===== Records to use =====

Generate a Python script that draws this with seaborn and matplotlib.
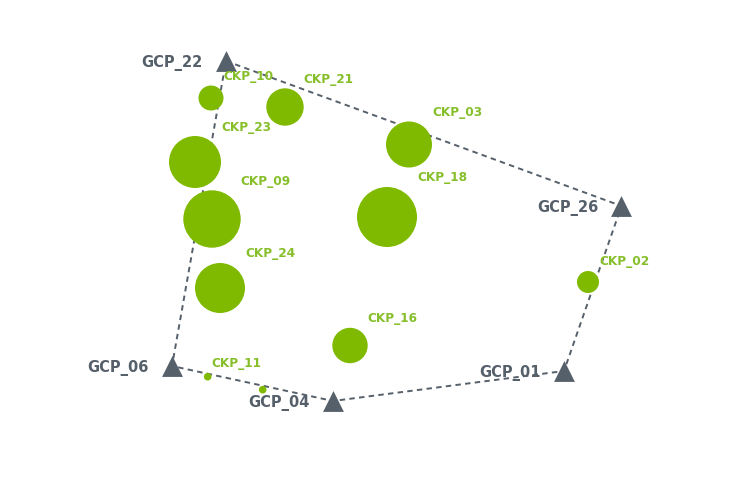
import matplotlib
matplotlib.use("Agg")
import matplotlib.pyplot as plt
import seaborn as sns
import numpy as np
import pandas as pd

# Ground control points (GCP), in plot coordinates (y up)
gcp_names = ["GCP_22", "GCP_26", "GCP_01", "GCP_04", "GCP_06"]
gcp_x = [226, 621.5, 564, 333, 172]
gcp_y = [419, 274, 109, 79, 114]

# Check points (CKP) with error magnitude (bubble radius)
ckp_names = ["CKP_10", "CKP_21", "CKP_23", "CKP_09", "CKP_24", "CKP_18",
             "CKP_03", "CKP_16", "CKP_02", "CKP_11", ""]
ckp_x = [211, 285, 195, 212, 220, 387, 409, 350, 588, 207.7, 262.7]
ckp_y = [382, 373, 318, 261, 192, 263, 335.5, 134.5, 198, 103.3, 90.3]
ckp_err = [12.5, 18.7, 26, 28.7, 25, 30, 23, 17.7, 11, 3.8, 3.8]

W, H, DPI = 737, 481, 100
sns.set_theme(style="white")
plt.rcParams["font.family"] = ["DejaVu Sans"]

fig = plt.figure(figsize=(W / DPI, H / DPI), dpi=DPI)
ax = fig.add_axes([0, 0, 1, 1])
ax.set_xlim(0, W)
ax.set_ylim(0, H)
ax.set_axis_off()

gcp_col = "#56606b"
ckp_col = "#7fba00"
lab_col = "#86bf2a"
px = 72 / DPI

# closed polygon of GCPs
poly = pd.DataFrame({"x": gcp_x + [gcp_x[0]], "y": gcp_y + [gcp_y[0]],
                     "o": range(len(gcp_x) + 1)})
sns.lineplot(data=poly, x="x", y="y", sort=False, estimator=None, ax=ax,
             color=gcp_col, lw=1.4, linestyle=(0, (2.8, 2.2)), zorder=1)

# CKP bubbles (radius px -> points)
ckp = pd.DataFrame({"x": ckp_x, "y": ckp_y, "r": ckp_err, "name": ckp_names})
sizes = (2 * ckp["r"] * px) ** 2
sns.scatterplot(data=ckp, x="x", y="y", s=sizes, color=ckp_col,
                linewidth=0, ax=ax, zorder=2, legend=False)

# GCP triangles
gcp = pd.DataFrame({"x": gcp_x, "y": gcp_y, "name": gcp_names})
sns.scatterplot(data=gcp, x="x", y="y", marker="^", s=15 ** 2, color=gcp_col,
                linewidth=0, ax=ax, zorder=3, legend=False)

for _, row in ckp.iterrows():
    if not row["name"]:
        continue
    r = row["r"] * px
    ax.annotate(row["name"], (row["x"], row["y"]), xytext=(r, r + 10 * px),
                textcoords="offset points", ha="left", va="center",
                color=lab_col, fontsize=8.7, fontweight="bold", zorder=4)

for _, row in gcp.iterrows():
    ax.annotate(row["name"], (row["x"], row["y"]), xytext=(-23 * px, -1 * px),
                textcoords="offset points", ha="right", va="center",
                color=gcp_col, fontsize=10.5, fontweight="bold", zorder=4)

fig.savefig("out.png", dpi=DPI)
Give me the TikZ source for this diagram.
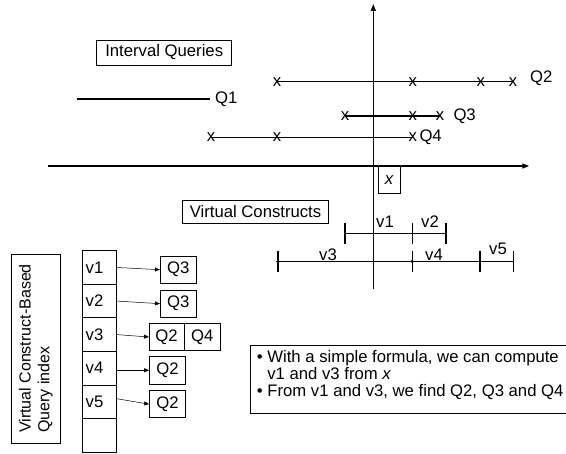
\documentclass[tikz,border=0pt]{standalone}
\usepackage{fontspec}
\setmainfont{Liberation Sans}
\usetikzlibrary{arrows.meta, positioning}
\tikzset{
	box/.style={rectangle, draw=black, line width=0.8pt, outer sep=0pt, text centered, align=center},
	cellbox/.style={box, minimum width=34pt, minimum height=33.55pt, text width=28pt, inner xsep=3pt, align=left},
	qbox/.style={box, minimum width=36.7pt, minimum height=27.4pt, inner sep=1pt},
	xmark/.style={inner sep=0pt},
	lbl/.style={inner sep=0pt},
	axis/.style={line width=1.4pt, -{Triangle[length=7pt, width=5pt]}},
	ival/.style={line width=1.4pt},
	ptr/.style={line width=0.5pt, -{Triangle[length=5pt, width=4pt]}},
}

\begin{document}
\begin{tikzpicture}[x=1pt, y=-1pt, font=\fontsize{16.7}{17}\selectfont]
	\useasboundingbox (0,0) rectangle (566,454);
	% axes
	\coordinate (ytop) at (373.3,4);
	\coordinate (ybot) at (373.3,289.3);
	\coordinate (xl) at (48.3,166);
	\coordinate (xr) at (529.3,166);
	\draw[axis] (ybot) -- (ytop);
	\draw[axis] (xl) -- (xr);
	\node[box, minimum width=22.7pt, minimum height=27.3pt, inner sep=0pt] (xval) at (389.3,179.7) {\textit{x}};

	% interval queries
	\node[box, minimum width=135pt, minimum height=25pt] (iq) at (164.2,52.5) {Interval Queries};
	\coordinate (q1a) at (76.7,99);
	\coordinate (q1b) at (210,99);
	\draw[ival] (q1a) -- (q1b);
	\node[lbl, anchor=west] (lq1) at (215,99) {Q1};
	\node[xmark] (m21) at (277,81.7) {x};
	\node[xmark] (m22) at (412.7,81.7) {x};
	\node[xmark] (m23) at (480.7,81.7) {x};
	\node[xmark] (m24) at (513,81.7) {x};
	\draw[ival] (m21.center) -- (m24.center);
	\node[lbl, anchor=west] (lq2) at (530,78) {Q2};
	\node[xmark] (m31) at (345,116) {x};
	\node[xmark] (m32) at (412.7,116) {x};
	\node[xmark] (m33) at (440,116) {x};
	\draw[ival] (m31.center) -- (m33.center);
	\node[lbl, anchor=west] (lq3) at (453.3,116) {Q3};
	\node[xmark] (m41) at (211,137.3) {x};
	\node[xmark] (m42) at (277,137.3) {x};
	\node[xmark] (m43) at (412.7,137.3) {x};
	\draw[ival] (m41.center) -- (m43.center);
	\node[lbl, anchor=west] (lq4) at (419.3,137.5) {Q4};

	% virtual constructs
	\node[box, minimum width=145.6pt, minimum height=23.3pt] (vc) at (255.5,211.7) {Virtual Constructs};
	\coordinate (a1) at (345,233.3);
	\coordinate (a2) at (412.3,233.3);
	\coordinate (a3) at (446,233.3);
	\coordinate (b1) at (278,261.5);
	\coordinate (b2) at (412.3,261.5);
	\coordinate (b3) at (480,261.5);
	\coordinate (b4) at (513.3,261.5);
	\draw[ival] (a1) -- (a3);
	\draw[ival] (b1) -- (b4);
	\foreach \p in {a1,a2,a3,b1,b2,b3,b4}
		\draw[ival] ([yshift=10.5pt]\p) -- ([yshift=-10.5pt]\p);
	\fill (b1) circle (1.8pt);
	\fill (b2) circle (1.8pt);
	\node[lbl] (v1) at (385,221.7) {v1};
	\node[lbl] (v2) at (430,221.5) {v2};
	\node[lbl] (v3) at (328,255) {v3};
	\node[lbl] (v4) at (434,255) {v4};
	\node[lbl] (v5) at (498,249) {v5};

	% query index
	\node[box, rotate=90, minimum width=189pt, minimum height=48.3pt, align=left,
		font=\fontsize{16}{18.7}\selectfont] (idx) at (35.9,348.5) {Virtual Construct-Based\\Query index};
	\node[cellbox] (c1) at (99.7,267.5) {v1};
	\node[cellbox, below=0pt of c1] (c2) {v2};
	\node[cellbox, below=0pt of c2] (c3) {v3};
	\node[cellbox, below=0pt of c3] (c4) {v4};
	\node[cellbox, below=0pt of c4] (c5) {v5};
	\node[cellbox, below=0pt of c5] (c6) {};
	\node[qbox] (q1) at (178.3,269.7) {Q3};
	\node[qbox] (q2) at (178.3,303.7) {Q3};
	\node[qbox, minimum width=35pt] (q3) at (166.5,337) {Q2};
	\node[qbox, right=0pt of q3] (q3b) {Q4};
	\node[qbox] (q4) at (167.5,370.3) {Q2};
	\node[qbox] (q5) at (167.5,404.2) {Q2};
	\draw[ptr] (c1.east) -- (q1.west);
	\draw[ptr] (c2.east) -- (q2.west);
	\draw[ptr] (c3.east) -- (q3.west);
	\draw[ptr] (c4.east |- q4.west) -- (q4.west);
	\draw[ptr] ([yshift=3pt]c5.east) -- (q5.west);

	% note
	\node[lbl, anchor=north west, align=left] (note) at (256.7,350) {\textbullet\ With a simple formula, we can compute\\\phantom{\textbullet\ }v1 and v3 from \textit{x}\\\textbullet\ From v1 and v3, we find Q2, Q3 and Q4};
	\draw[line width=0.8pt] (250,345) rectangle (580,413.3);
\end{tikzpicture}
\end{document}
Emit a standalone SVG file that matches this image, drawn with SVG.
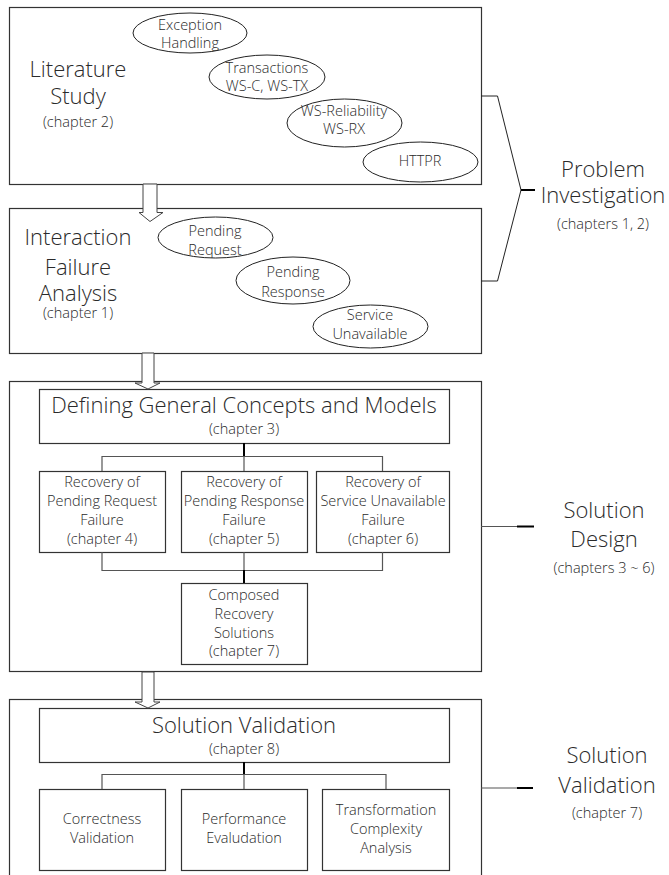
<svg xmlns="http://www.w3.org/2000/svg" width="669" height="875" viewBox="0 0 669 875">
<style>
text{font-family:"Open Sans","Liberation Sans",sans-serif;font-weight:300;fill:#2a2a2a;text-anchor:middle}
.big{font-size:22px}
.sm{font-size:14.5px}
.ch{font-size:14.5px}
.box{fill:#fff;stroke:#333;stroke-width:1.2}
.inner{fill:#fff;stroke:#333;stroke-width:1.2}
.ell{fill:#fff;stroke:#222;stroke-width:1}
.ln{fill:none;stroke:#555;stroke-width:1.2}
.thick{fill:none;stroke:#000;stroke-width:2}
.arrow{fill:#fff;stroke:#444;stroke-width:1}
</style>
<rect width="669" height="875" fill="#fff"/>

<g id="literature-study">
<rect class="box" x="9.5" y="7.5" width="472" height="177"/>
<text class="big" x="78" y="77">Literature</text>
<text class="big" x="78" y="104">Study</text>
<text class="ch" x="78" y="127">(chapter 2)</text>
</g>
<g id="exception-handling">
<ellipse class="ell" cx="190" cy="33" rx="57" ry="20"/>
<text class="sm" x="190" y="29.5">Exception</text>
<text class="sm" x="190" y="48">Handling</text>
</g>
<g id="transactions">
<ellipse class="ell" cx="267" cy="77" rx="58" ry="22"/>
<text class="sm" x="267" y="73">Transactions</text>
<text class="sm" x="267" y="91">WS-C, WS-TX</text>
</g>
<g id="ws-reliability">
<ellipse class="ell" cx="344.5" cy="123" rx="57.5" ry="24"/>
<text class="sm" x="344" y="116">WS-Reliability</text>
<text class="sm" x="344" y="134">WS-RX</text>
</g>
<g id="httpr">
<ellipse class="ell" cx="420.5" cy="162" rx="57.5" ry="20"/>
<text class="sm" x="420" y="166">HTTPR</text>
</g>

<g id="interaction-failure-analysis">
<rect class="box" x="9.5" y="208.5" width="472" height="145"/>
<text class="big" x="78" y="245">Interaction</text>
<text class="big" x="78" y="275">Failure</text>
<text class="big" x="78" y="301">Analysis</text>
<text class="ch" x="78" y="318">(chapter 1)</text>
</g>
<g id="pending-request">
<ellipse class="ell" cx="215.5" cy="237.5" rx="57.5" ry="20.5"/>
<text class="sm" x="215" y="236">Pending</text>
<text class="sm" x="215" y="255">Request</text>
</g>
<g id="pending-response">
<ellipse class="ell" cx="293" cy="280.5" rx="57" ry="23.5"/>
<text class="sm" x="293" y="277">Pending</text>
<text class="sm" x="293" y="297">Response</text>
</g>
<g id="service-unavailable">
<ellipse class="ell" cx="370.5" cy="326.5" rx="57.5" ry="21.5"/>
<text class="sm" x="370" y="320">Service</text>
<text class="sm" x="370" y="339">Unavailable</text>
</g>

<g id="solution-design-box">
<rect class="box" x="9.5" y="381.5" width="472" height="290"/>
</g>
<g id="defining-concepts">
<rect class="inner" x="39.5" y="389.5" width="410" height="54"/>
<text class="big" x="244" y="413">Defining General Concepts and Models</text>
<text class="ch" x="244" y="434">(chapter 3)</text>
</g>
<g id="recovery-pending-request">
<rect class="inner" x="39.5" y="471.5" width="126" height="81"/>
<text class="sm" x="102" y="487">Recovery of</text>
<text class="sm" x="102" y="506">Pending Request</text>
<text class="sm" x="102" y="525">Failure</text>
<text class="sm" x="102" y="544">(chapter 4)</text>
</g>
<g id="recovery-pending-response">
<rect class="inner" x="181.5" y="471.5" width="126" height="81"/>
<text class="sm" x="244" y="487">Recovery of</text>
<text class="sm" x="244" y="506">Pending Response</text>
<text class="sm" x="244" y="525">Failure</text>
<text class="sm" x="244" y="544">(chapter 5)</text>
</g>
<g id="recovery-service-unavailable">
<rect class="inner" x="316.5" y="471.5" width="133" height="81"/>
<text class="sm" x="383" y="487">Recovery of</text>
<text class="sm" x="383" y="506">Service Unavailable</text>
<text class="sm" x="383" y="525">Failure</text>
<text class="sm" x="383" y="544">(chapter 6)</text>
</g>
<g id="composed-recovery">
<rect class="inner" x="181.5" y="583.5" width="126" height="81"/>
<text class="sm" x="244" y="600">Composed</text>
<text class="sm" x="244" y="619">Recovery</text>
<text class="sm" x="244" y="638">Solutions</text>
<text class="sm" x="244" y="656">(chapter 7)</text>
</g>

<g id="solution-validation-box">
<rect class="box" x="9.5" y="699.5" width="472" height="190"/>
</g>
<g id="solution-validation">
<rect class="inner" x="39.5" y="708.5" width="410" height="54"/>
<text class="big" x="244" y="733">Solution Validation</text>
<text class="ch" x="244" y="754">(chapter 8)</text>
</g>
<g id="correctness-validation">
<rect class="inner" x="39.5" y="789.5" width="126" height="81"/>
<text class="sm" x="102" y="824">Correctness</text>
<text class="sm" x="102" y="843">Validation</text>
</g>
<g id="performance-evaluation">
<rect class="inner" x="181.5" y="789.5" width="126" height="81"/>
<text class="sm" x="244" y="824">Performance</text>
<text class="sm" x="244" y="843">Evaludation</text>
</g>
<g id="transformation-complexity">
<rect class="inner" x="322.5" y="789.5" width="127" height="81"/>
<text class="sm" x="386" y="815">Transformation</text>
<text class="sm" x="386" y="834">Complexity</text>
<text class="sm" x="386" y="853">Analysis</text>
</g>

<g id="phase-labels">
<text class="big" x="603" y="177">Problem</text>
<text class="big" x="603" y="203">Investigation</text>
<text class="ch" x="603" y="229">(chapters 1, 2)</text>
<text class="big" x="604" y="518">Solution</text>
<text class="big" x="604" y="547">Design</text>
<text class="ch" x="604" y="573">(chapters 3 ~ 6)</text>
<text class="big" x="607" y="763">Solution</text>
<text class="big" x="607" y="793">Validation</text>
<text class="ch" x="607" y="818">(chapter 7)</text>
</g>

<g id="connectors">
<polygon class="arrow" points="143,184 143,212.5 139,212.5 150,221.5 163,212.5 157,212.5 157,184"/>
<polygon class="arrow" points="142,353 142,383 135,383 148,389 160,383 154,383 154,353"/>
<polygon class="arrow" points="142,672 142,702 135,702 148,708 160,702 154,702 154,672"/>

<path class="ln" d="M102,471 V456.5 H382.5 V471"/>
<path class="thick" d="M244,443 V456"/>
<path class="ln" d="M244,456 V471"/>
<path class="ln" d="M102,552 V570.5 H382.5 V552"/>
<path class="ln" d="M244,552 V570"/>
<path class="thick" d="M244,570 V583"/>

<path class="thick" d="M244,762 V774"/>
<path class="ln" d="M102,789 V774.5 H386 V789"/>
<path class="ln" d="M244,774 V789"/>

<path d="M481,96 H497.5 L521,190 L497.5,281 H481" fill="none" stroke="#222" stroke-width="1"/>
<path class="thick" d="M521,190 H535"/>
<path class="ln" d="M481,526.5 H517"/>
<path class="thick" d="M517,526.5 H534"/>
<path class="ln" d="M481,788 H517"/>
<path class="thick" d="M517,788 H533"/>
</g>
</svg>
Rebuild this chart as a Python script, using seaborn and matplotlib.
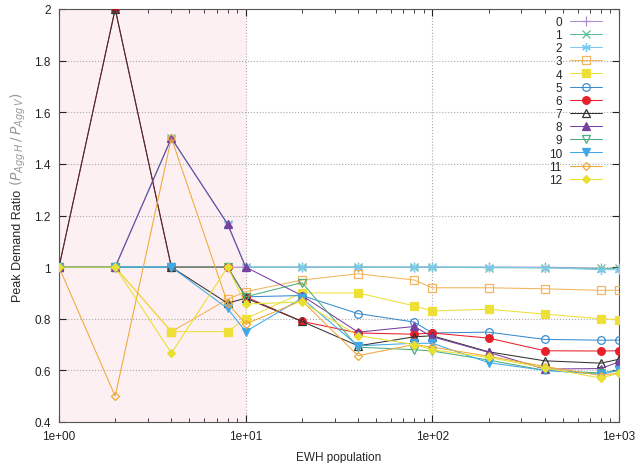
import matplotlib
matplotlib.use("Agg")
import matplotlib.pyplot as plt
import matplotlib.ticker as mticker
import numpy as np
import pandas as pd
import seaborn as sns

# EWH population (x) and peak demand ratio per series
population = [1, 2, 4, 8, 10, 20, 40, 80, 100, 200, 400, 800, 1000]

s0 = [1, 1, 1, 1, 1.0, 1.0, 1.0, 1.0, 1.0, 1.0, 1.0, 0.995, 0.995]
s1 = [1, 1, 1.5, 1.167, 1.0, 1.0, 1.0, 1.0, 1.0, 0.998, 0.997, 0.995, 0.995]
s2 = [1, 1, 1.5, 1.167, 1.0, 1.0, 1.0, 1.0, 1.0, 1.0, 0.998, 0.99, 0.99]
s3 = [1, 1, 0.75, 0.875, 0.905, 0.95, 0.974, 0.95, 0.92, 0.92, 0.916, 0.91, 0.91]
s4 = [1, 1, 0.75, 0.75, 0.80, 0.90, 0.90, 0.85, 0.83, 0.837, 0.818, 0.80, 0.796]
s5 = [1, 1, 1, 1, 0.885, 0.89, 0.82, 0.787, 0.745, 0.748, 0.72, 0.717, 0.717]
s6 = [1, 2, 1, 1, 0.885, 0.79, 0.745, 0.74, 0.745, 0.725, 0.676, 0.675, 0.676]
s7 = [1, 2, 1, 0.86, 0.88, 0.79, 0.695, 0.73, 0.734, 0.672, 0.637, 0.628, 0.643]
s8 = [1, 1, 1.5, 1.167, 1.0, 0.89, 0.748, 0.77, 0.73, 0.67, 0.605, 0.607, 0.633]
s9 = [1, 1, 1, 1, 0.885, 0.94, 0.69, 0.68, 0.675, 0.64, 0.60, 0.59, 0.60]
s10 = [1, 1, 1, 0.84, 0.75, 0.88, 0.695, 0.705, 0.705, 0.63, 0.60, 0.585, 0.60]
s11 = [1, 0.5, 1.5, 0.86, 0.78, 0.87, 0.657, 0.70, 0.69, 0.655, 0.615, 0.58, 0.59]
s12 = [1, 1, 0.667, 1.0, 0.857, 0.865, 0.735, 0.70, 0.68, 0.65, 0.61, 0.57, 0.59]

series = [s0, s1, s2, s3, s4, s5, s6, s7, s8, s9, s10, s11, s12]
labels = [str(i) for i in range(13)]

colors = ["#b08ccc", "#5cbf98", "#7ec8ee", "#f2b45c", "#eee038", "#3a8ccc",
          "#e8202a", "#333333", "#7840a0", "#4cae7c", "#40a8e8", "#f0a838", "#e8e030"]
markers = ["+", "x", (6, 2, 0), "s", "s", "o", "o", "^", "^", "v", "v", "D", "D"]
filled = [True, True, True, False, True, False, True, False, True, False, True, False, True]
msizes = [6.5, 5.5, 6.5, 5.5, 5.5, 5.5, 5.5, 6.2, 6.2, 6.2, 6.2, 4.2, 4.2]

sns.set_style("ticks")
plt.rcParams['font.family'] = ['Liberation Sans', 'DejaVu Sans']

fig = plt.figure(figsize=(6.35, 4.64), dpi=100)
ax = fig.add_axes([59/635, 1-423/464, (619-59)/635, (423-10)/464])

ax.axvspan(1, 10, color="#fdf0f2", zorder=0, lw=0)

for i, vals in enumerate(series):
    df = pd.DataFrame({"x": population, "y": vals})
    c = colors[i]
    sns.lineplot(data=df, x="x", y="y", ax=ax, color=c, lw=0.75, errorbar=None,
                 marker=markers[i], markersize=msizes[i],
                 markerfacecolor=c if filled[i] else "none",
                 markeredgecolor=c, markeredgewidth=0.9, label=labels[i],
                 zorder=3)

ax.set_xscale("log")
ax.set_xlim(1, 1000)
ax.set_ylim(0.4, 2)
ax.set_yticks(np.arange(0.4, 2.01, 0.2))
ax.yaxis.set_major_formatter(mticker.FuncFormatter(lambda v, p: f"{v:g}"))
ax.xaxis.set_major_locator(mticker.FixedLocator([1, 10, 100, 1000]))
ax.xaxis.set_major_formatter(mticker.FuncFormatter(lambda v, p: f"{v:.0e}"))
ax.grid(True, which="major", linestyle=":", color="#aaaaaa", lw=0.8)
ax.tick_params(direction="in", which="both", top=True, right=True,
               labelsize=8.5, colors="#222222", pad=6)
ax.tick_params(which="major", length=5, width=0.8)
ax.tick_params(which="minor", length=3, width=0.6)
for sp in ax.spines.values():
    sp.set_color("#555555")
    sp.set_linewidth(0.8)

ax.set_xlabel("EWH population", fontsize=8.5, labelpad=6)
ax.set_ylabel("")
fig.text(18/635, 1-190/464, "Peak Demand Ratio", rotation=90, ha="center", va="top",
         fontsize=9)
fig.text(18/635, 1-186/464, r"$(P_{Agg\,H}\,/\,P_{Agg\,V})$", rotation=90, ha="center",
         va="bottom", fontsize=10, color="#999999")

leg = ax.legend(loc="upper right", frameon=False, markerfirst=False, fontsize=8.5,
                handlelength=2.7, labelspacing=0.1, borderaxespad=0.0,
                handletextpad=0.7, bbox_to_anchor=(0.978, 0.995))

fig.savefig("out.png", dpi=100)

=====

__Stated problem__. Working from the entries above, reproduce exactly and only the lines beginning with the line that has "Rebuild this chart" and ending with the line that has "400, 800, 1000]"; omit all pictures.

__Finished exercise__.
Rebuild this chart as a Python script, using seaborn and matplotlib.
import matplotlib
matplotlib.use("Agg")
import matplotlib.pyplot as plt
import matplotlib.ticker as mticker
import numpy as np
import pandas as pd
import seaborn as sns

# EWH population (x) and peak demand ratio per series
population = [1, 2, 4, 8, 10, 20, 40, 80, 100, 200, 400, 800, 1000]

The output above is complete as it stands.